Film review: Gods of Egypt (spoiler: it isn’t pretty)

I had a quick look at this movie a couple of months ago. At the time, it was generating a lot of negative feedback due to its… er… unfavourable optics. Gods of Egypt is on general release now, and I think it’s a kindness to say that the reviews are mixed. I went to see it yesterday, and unfortunately, the optics are only part of the problem.


But let’s deal with them first shall we? This has nothing to do with whether or not Hollywood as a whole is doing enough to cast minorities in major roles (if you look at the stats, then they appear to be doing their bit); this is purely about this film, and in this film the casting is a massive issue.

Gods of Egypt is pure fantasy: it’s based around the idea that the Gods of ancient Egypt actually lived in Egypt. They adopted a very ‘hands-on’ management approach to running the world they created, striding around in their perfect ten-feet tall bodies with liquid gold for blood. The film-makers even portrayed the world as flat so that the audience is left in no doubt that none of this actually happened.

Okay, that’s fair enough, but even the most outlandish fantasy has to have some grounding, otherwise the audience won’t engage. Even in a fantasy, asking the audience to believe that the Gods of Egypt were from anywhere but Egypt was just an invitation to switch off. Set (Gerard Butler, complete with an unapologetically Scottish accent) went about his world-conquering as though he was trying to start a fight in a pub. The hero, Horus, was not particularly convincing as an Egyptian God (look, I’m just going to say it: he was a little bit too… caucasian), but Nikolaj Coster-Waldau delivered a reasonable performance, considering what he had to work with. Brendan Thwaites and Courtney Eaton played the human lovers too wrapped up in themselves to notice the world was going to hell in a chariot. Well, that’s young love I guess. They were both the weakest actors in this movie, and believe me there were a lot of others fighting for the same accolade.

Now these two were a curious pair:


Giant snakes with steering controls.

I especially liked the way they decided to put the black actress on the black snake and the white actress on the white snake. I’m probably being a little too PC here, but seriously? Why not surprise us by mixing things up a little bit?
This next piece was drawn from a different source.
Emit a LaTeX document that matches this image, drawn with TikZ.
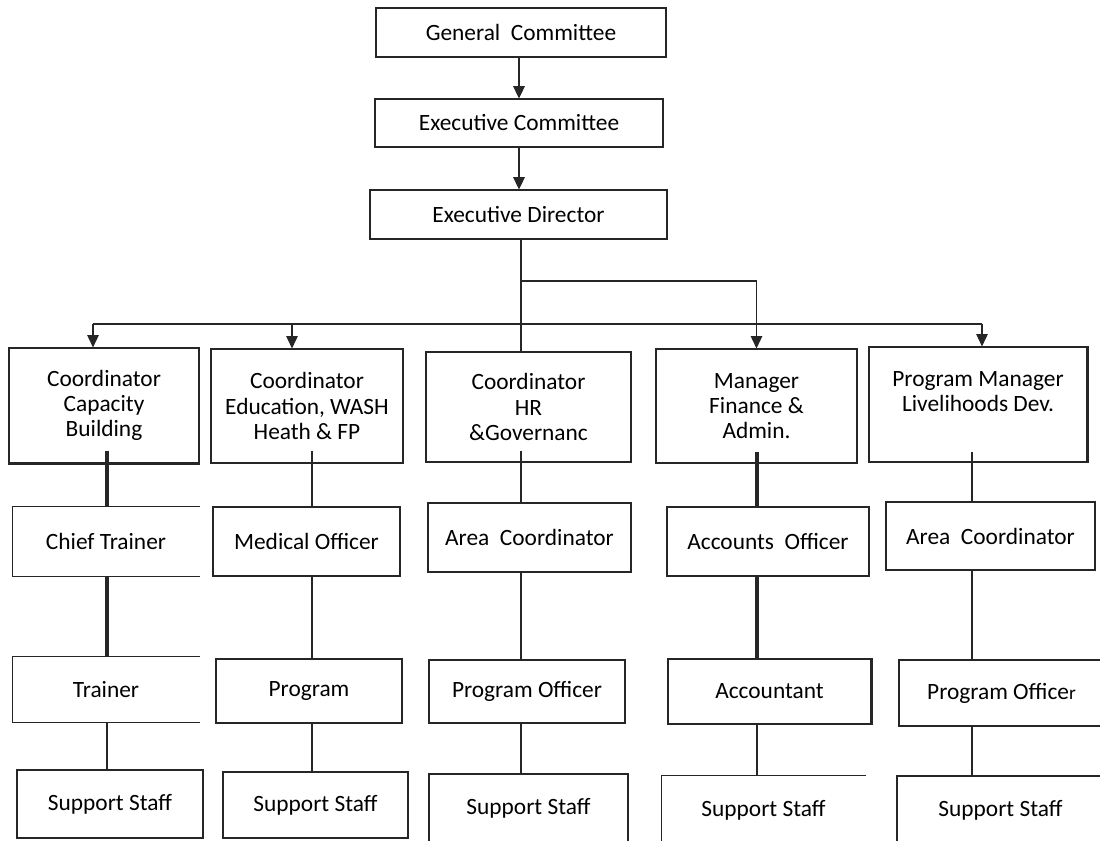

Or maybe matching snakes to skin colour was the surprise. I don’t know.

The special effects looked a little bit cheap to me, and the fight scenes were uninspiring. The sets were spectacular, but really not enough to stop the whole film appearing rather tired.

I wanted to like this film more than I did, but it didn’t even want to meet me halfway. It’s a shame really because I had this feeling that there was a half-decent – not original, but half-decent – screenplay struggling to free itself from bad dialogue, poor special effects and lacklustre acting.

Will it clean up at the box office? On notoriety alone I’d say yes, it’ll do extremely well. Does it deserve to? On that, I’m not so sure.

Three out of ten.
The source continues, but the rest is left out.